Could This Device Replace Drugs for Crohn's Treatment?

Jamie Hartford 1

October 20, 2016

3 Min Read
Could This Device Replace Drugs for Crohn's Treatment?

SetPoint Medical's vagus nerve stimulation implant has shown promise for treating the debilitating inflammatory bowel disease, according to a new European study.

Nancy Crotti

A European study using a bioelectronic device has shown positive results in treating Crohn's Disease.

The implant, made by SetPoint Medical of Valencia, CA, delivers timed, digital doses of electricity to stimulate the vagus nerve, activating the body's natural inflammatory reflex to produce a systemic anti-inflammatory effect, according to a company statement. The findings were presented during United European Gastroenterology Week (UEGW) in Vienna.
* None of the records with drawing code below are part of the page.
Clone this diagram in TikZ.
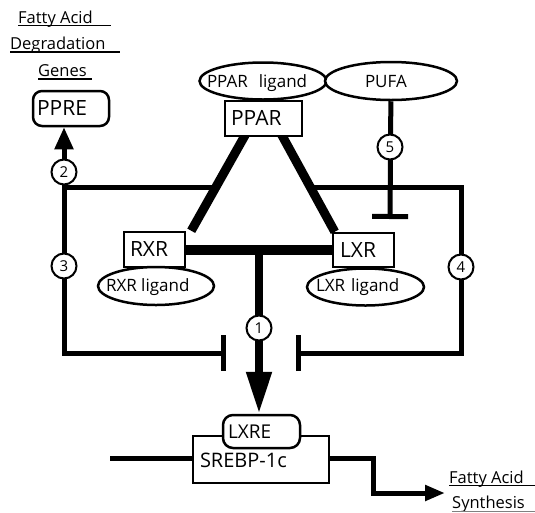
\documentclass[tikz,border=0pt]{standalone}
\usepackage{fontspec}
\setmainfont{Open Sans}
\usetikzlibrary{arrows.meta,shapes.geometric,calc}
\pgfdeclarelayer{back}
\pgfdeclarelayer{bg}
\pgfsetlayers{back,bg,main}
\newcommand{\tx}[3]{\makebox[0pt][l]{\hspace*{-#1pt}\raisebox{-#2pt}[0pt][0pt]{#3}}}
\begin{document}
\begin{tikzpicture}[x=1pt,y=-1pt,
  box/.style={draw,line width=2.5pt,fill=white,inner sep=0pt,font=\fontsize{21}{24}\selectfont},
  ell/.style={draw,ellipse,line width=2.5pt,fill=white,inner sep=0pt,font=\fontsize{17}{20}\selectfont},
  num/.style={draw,circle,line width=2pt,fill=white,minimum size=25pt,inner sep=0pt,font=\fontsize{15}{17}\selectfont},
  lbl/.style={inner sep=0pt,anchor=base west,font=\fontsize{16.5}{19}\selectfont},
  uline/.style={line width=1.6pt},
  conn/.style={line width=5pt},
  legline/.style={line width=9pt},
]
\begin{pgfonlayer}{back}
\fill[white] (0,0) rectangle (535,512);
\end{pgfonlayer}
\useasboundingbox (0,0) rectangle (535,512);

% labels
\node[lbl] (fa1) at (18,23) {Fatty Acid};
\node[lbl] (dg) at (10,49) {Degradation};
\node[lbl] (gn) at (38,76) {Genes};
\draw[uline] ($(fa1.base west)+(0,2.5)$) -- ++(93,0);
\draw[uline] ($(dg.base west)+(0,3)$) -- ++(110,0);
\draw[uline] ($(gn.base west)+(0,3)$) -- ++(54,0);
\node[lbl] (fa2) at (449,483) {Fatty Acid};
\node[lbl] (syn) at (452,508) {Synthesis};
\draw[uline] ($(fa2.base west)+(0,2.5)$) -- ++(86,0);
\draw[uline,gray] ($(syn.base west)+(0,3.5)$) -- ++(83,0);

% nodes
\node[box,rounded corners=9pt,minimum width=76pt,minimum height=35pt] (ppre) at (71,108.5) {\tx{34}{7}{PPRE}};
\node[ell,minimum width=127pt,minimum height=37pt] (ppl) at (263,81) {\tx{56}{6.5}{PPAR\hspace{11pt}ligand}};
\node[ell,minimum width=132pt,minimum height=38pt] (pufa) at (391,81) {\tx{26}{6}{PUFA}};
\node[box,minimum width=77pt,minimum height=35pt] (ppar) at (263.5,118.5) {\tx{32.5}{7}{PPAR}};
\node[box,minimum width=61pt,minimum height=35pt] (rxr) at (154.5,249.5) {\tx{24.5}{7}{RXR}};
\node[box,minimum width=61pt,minimum height=34pt] (lxr) at (363.5,250) {\tx{23.5}{7.5}{LXR}};
\node[ell,minimum width=116pt,minimum height=38pt] (rxl) at (156,286) {\tx{50}{5}{RXR ligand}};
\node[ell,minimum width=117pt,minimum height=37pt] (lxl) at (365.5,287) {\tx{49.5}{4.5}{LXR\hspace{6pt}ligand}};
\node[box,minimum width=136pt,minimum height=47pt,font=\fontsize{20}{22}\selectfont] (srebp) at (261,459.5) {\tx{61}{7.5}{SREBP-1c}};
\node[box,rounded corners=10pt,minimum width=77pt,minimum height=33pt,font=\fontsize{19}{21}\selectfont] (lxre) at (261.5,431.5) {\tx{33.5}{6.5}{LXRE}};

\node[num] (c1) at (259,328) {1};
\node[num] (c2) at (64,172) {2};
\node[num] (c3) at (64,266) {3};
\node[num] (c4) at (461,267) {4};
\node[num] (c5) at (390,147) {5};

% coordinates
\coordinate (barL) at (226,353);
\coordinate (barR) at (296,353);
\coordinate (barP) at (390,219);
\coordinate (sl) at (110,458);
\coordinate (k1) at (373,458);
\coordinate (k2) at (373,493);
\coordinate (fat) at (445,493);
\coordinate (pL) at ($(ppar.south west)+(23,-5)$);
\coordinate (eL) at ($(rxr.north east)+(5,0)$);
\coordinate (pR) at ($(ppar.south east)+(-23,-5)$);
\coordinate (eR) at ($(lxr.north west)+(3,0)$);
\coordinate (jL) at ($(pL)!0.564!(eL)$);
\coordinate (jR) at ($(pR)!0.559!(eR)$);
\coordinate (tl) at (c2 |- jL);
\coordinate (tr) at (c4 |- jR);
\coordinate (bl) at (c3 |- barL);
\coordinate (br) at (c4 |- barR);
\coordinate (jM) at (c1 |- rxr.east);

\begin{pgfonlayer}{bg}
\draw[conn,-{Triangle[length=22pt,width=18pt]}] (tl) -- (ppre.south -| tl);
\draw[conn,-{Bar[width=36pt]}] (jL) -- (tl) -- (bl) -- (barL);
\draw[conn,-{Bar[width=36pt]}] (jR) -- (tr) -- (br) -- (barR);
\draw[conn,-{Bar[width=36pt]}] (pufa) -- (barP);
\draw[legline] (pL) -- (eL);
\draw[legline] (pR) -- (eR);
\draw[line width=10pt] (rxr.east) -- (rxr.east -| lxr.west);
\draw[line width=8pt,-{Triangle[length=42pt,width=24pt]}] (jM) -- (lxre.north -| jM);
\draw[conn] (sl) -- (sl -| srebp.west);
\draw[conn,-{Triangle[length=20pt,width=15pt]}] (k1 -| srebp.east) -- (k1) -- (k2) -- (fat);
\end{pgfonlayer}
\end{tikzpicture}
\end{document}
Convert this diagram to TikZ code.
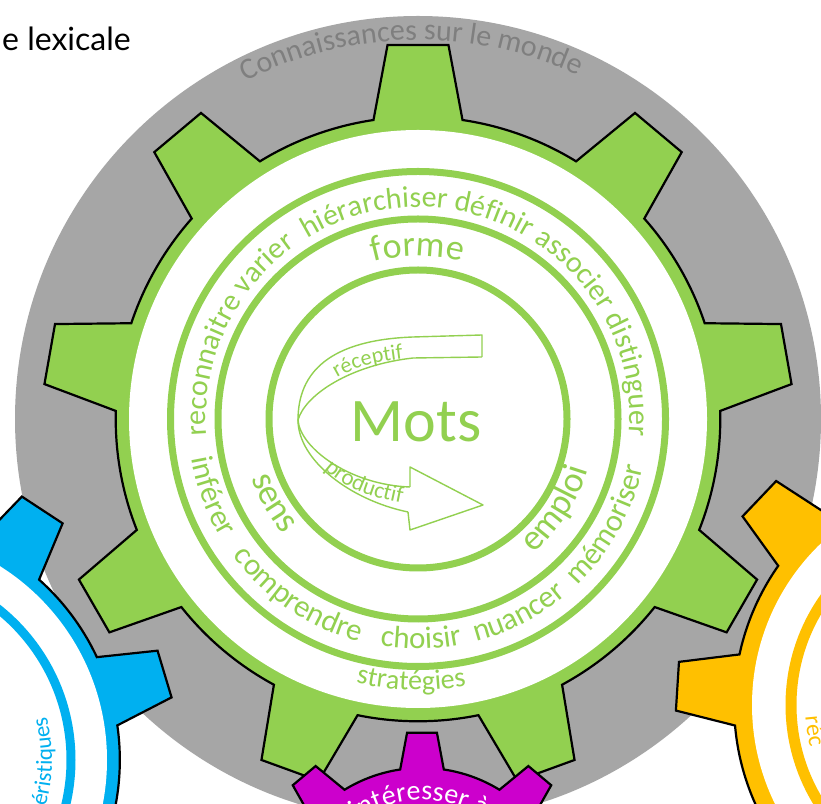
\documentclass[tikz,border=0pt]{standalone}
\usepackage{fontspec}
\setmainfont{Carlito}
\newfontfamily\handfont{Lato}
\usetikzlibrary{decorations.text}
\definecolor{ggreen}{HTML}{92D050}
\definecolor{ggrey}{HTML}{A6A6A6}
\definecolor{gblue}{HTML}{00B0F0}
\definecolor{gorange}{HTML}{FFC000}
\definecolor{gmag}{HTML}{CC00CC}
\definecolor{tgrey}{HTML}{7F7F7F}

% gear outline: center x, center y, scale, angle of first tooth, fill colour
\newcommand\gearshape[5]{%
  \begin{scope}[shift={(#1,#2)}]
  \filldraw[fill=#5, draw=black, line width=2.2pt, line join=miter]
    ({#4-8.47}:{302.3*#3})
    \foreach \k in {0,...,8}{
      -- ({#4+40*\k-4.66}:{375.2*#3}) -- ({#4+40*\k+4.66}:{375.2*#3})
      -- ({#4+40*\k+8.47}:{302.3*#3})
      arc[start angle={#4+40*\k+8.47}, end angle={#4+40*\k+31.53}, radius={302.3*#3}]
    } -- cycle;
  \end{scope}}

% text on a circular arc: cx, cy, r, start, end, font, colour, align, text
\newcommand\arcpath[9]{%
  \path[decorate, decoration={text along path, text align=#8, text color=#7,
    text={|#6|#9}}] ({#1},{#2}) ++({#4}:{#3}) arc[start angle={#4}, end angle={#5}, radius={#3}];}

\begin{document}
\begin{tikzpicture}[x=1pt,y=1pt]
\useasboundingbox (0,0) rectangle (821,803);
\clip (0,0) rectangle (821,803);
\fill[white] (0,0) rectangle (821,803);

% grey world circle
\fill[ggrey] (418,384) circle[radius=403];
\arcpath{418}{384}{379}{181}{1}{\fontsize{30}{36}\selectfont}{tgrey}{center}{Connaissances sur le monde}

% green gear
\gearshape{418}{384}{1}{10}{ggreen}
\fill[white] (418,384) circle[radius=289];
\draw[ggreen, line width=7] (418,384) circle[radius=247.5];
\draw[ggreen, line width=7] (418,384) circle[radius=200];
\draw[ggreen, line width=7] (418,384) circle[radius=149];

\arcpath{418}{384}{212}{190}{-10}{\fontsize{30}{36}\selectfont}{ggreen}{center}{reconnaitre varier{\ } hiérarchiser définir associer distinguer}
\arcpath{418}{384}{230}{178}{360}{\fontsize{31}{37}\selectfont}{ggreen}{center}{inférer{\ }{\ } comprendre{\ }{\ } choisir{\ } nuancer{\ } mémoriser}
\arcpath{418}{384}{163}{150}{30}{\fontsize{36}{42}\selectfont}{ggreen}{center}{forme}
\arcpath{418}{384}{177}{170}{250}{\fontsize{36}{42}\selectfont}{ggreen}{center}{sens}
\arcpath{418}{384}{177}{287}{367}{\fontsize{36}{42}\selectfont}{ggreen}{center}{emploi}
\arcpath{418}{384}{271}{228}{309}{\fontsize{28}{34}\selectfont}{ggreen}{center}{stratégies}

% receptive / productive ribbon arrow
\begin{scope}[draw=ggreen, line width=1.4pt, line join=round]
\draw (482,446) -- (482,468) -- (413,466) .. controls (330,463) and (298,431) .. (298,383);
\draw (482,446) -- (413,445) .. controls (350,438) and (305,408) .. (298,383);
\draw (298,383) .. controls (298,343) and (350,303) .. (408,291);
\draw (298,383) .. controls (300,355) and (350,318) .. (410,316);
\draw (410,316) -- (410,336) -- (483,298) -- (410,273) -- (408,291);
\end{scope}
\path[decorate, decoration={text along path, text align=left, text color=ggreen,
  text={|\fontsize{22}{26}\selectfont|réceptif}}]
  (337,425) .. controls (357,437) and (382,444) .. (440,447);
\path[decorate, decoration={text along path, text align=left, text color=ggreen,
  text={|\fontsize{23}{27}\selectfont|productif}}]
  (324,334) .. controls (345,314) and (375,302) .. (435,295);
\node[font=\fontsize{62}{70}\selectfont, text=ggreen, anchor=base, inner sep=0] (mots) at (416,361) {Mots};

% blue gear
\gearshape{-122}{43}{0.8}{16.7}{gblue}
\fill[white] (-122,43) circle[radius=229];
\draw[gblue, line width=9] (-122,43) circle[radius=193];
\arcpath{-122}{43}{174}{-40}{14.5}{\fontsize{23}{28}\selectfont}{gblue}{right}{éristiques}

% orange gear
\gearshape{976}{98}{0.8}{16.4}{gorange}
\fill[white] (976,98) circle[radius=224];
\draw[gorange, line width=11] (976,98) circle[radius=185];
\arcpath{976}{98}{171}{184}{260}{\fontsize{24}{29}\selectfont}{gorange}{left}{réc}

% magenta gear
\gearshape{422}{-113}{0.49}{10}{gmag}
\arcpath{422}{-113}{116}{133}{20}{\fontsize{28}{33}\selectfont}{white}{left}{s'intéresser à}

% title fragment
\node[font=\handfont\fontsize{32}{38}\selectfont, anchor=base west, inner sep=0] (title) at (2,752) {e lexicale};
\end{tikzpicture}
\end{document}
A debilitating disease caused by inflammation in the digestive tract, Crohn's is often treated with anti-inflammatory or immunosuppressant drugs, which may yield unpleasant or even dangerous side effects. Crohn's may affect as many as 780,000 people in the U.S. and can occur at any age but is more prevalent among adolescents and young adults, according to the Crohn's & Colitis Foundation of America.

The open-label pilot study is being conducted at five centers in Europe, including patients with moderately-to-severely active Crohn's despite treatment with a tumor necrosis factor (TNF) antagonist drug.

In this study, eight patients with severe Crohn's Disease that is not responsive to TNF antagonists received an implant on the vagus nerve in their neck to deliver the electric stimulation. Improvement was assessed at the 16-week mark using the Crohn's Disease Activity Index (CDAI), a tool used to quantify the symptoms of patients with the disease. Severe Crohn's is defined by a CDAI greater than 450, and remission is defined as a CDAI below 150.

The CDAI scores of six of the eight patients in the study were reduced by 70 points or more, and CDAI remission and endoscopic remission were achieved in three patients. The data also show a direct correlation between vagus nerve stimulation and the suppression of proinflammatory cytokines, including TNF, which plays a key role in inflammation, a finding consistent with the results from an earlier company study in patients with rheumatoid arthritis.

"We are very encouraged by these initial positive results using bioelectronic medicine to treat Crohn's Disease," said Geert D'Haens, M.D., professor of gastroenterology at The Academic Medical Center (AMC), University of Amsterdam and coordinating investigator for the study. "The treatment was well tolerated and significantly reduced Crohn's symptoms in six of eight patients. We are evaluating a new cohort of patients as the study continues."

SetPoint's approach is designed to supplement the body's natural inflammatory reflex by providing "built-in" therapy, and is intended to improve safety compared with drugs or biologic solutions.  The company has attracted investments from Boston Scientific, Covidien and Action Potential Venture Capital.

Nancy Crotti is a is a contributor to Qmed.